Ms. Carter was never called as a witness during her husband’s trial, and thus was never questioned about this comment, so we can not know exactly what she meant when she jotted those words. Nevertheless Mr. Skilling was grilled about them three seperate times: at the SEC, in front of the Senate, and during his trial. At trial, Mr. Skilling repeated the same things he had said before: LJM was most definitely at risk, therefore everything they did – including the Raptors which included Talon – was a true economic hedge. Of course, at trial Mr. Fastow said something different – that the Raptors were expected to decrease in value, and thus the company needed a hedge -ie, Talon – to disguise the loss.

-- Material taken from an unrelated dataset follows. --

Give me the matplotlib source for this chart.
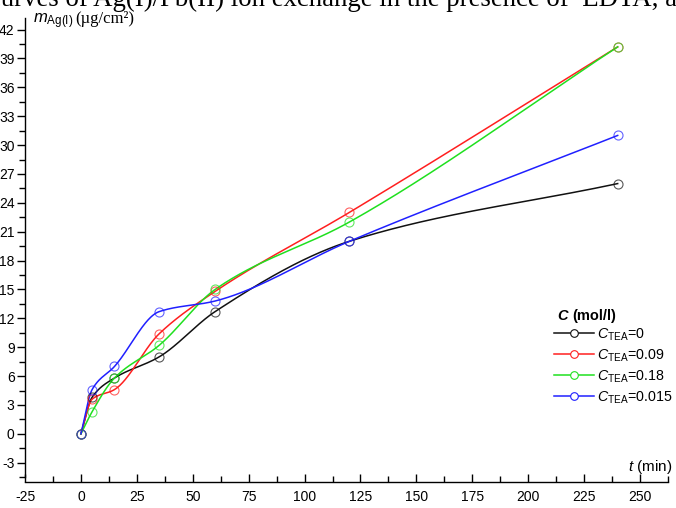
import numpy as np
import matplotlib
matplotlib.use("Agg")
import matplotlib.pyplot as plt
from matplotlib.lines import Line2D

plt.rcParams["font.family"] = ["Liberation Sans", "DejaVu Sans"]
plt.rcParams["mathtext.fontset"] = "custom"
plt.rcParams["mathtext.rm"] = "Liberation Sans"
plt.rcParams["mathtext.it"] = "Liberation Sans:italic"
plt.rcParams["mathtext.bf"] = "Liberation Sans:bold"
plt.rcParams["axes.unicode_minus"] = False

# Sampling times (min) and sorbed silver mass (ug/cm2) for each TEA concentration
t_min = [0, 5, 15, 35, 60, 120, 240]
m_tea_0 = [0, 3.8, 5.8, 8.0, 12.7, 20.0, 26.0]
m_tea_009 = [0, 3.6, 4.6, 10.4, 14.8, 23.0, 40.2]
m_tea_018 = [0, 2.3, 5.8, 9.2, 15.0, 22.0, 40.2]
m_tea_0015 = [0, 4.6, 7.0, 12.7, 13.8, 20.0, 31.0]

series_labels = ["0", "0.09", "0.18", "0.015"]
series_colors = ["#111111", "#ff1f1f", "#1fe01f", "#2020ff"]
x_ticks = list(range(-25, 251, 25))
y_ticks = list(range(-3, 43, 3))


def pchip(x, y, n=800):
    """Shape-preserving cubic Hermite curve through the points
    (end slopes taken from the end chords)."""
    x = np.asarray(x, float)
    y = np.asarray(y, float)
    h = np.diff(x)
    delta = np.diff(y) / h
    k = len(x)
    d = np.zeros(k)
    for i in range(1, k - 1):
        if delta[i - 1] * delta[i] > 0:
            w1 = 2 * h[i] + h[i - 1]
            w2 = h[i] + 2 * h[i - 1]
            d[i] = (w1 + w2) / (w1 / delta[i - 1] + w2 / delta[i])
    d[0] = delta[0]
    d[-1] = delta[-1]
    xs = np.linspace(x[0], x[-1], n)
    idx = np.clip(np.searchsorted(x, xs) - 1, 0, k - 2)
    hh = h[idx]
    s = (xs - x[idx]) / hh
    h00 = 2 * s ** 3 - 3 * s ** 2 + 1
    h10 = s ** 3 - 2 * s ** 2 + s
    h01 = -2 * s ** 3 + 3 * s ** 2
    h11 = s ** 3 - s ** 2
    ys = h00 * y[idx] + h10 * hh * d[idx] + h01 * y[idx + 1] + h11 * hh * d[idx + 1]
    return xs, ys


W, H = 676, 508
fig = plt.figure(figsize=(W / 100, H / 100), dpi=100)
ax = fig.add_axes([25 / W, (H - 482) / H, (668 - 25) / W, (482 - 18) / H])

handles = []
for vals, lab, col in zip([m_tea_0, m_tea_009, m_tea_018, m_tea_0015],
                          series_labels, series_colors):
    xs, ys = pchip(t_min, vals)
    ax.plot(xs, ys, color=col, lw=1.1, zorder=3)
    ax.plot(t_min, vals, ls="none", marker="o", ms=6.5, mfc="none",
            mec=col, mew=0.8, alpha=0.7, zorder=4)
    handles.append(Line2D([], [], color=col, lw=1.1, marker="o", ms=5.5,
                          mfc="white", mec=col, mew=0.8))

ax.set_xlim(-25, 262.5)
ax.set_ylim(-5, 43.2)
for s in ["top", "right"]:
    ax.spines[s].set_visible(False)
ax.spines["left"].set_bounds(-4.5, 43.2)
ax.spines["bottom"].set_bounds(-25, 262.5)
for s in ["left", "bottom"]:
    ax.spines[s].set_linewidth(1.0)

ax.set_xticks(x_ticks)
ax.set_xticks(np.arange(-12.5, 263, 25), minor=True)
ax.set_yticks(y_ticks)
ax.set_yticks(np.arange(-4.5, 43, 3), minor=True)
ax.tick_params(axis="x", which="both", direction="in", labelsize=10, pad=6)
ax.tick_params(axis="x", which="major", length=6, width=1.0)
ax.tick_params(axis="x", which="minor", length=4, width=1.0)
ax.tick_params(axis="y", which="both", direction="out", labelsize=10, pad=1.5)
ax.tick_params(axis="y", which="major", length=6, width=1.0)
ax.tick_params(axis="y", which="minor", length=4, width=1.0)

# Axis titles
fig.text(33 / W, 1 - 23 / H, r"$m_{\rm Ag(I)}$", fontsize=12, va="baseline")
fig.text(75 / W, 1 - 23 / H, "(\u00b5g/cm\u00b2)", fontsize=12,
         family="Liberation Serif", va="baseline")
fig.text(672 / W, 1 - 471 / H, r"$t$ (min)", fontsize=11, ha="right",
         va="baseline")

# Running heading of the page, partly cut by the top edge
fig.text(-11 / W, 1 - 6 / H,
         "curves of Ag(I)/Pb(II) ion exchange in the presence of  EDTA, at",
         fontsize=19.3, family="Liberation Serif", va="baseline")

# Legend
fig.text(557 / W, 1 - 320 / H, "C", fontsize=10.5, fontweight="bold",
         fontstyle="italic", va="baseline")
fig.text(572 / W, 1 - 320 / H, "(mol/l)", fontsize=10.5, fontweight="bold",
         va="baseline")
leg = ax.legend(handles, [r"$C_{\rm TEA}$=" + s for s in series_labels],
                loc="upper left", bbox_to_anchor=(550 / W, 1 - 322 / H),
                bbox_transform=fig.transFigure, frameon=False, fontsize=10.3,
                handlelength=2.8, handletextpad=0.2, labelspacing=0.32,
                borderaxespad=0, borderpad=0.3)

fig.savefig("out.png", dpi=100)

Despite the contentious back and forth, it was one of the many times Jeff Skilling’s intellect shined against Sean Berkowitz:

Q. Mr. Fastow in response to Mr. Petrocelli’s question, “Enron anticipated a number of its assets in the future were likely to decline?” That’s not your understanding?

A. No.I think that’s exactly why you do a hedge. I mean, it —

Q. Because you anticipated that these assets were going to decline?

A. That there was a chance that the assets would decline. It’s like —

Q. And the —

A. I don’t buy life insurance because I think I’m going to die.I buy life insurance because I might have some chance of dying. You want to try to protect your kids. So go back to the last page. If you read through that, the question was, “Was there some chance that these could go down?” Yes.There absolutely was a chance.

I don’t know what Rebecca Carter meant when she wrote down those words. I do know that the issues surrounding them – ie, Talon and the Raptors in general – were absolutely legitimate and suited legitimate business requirements.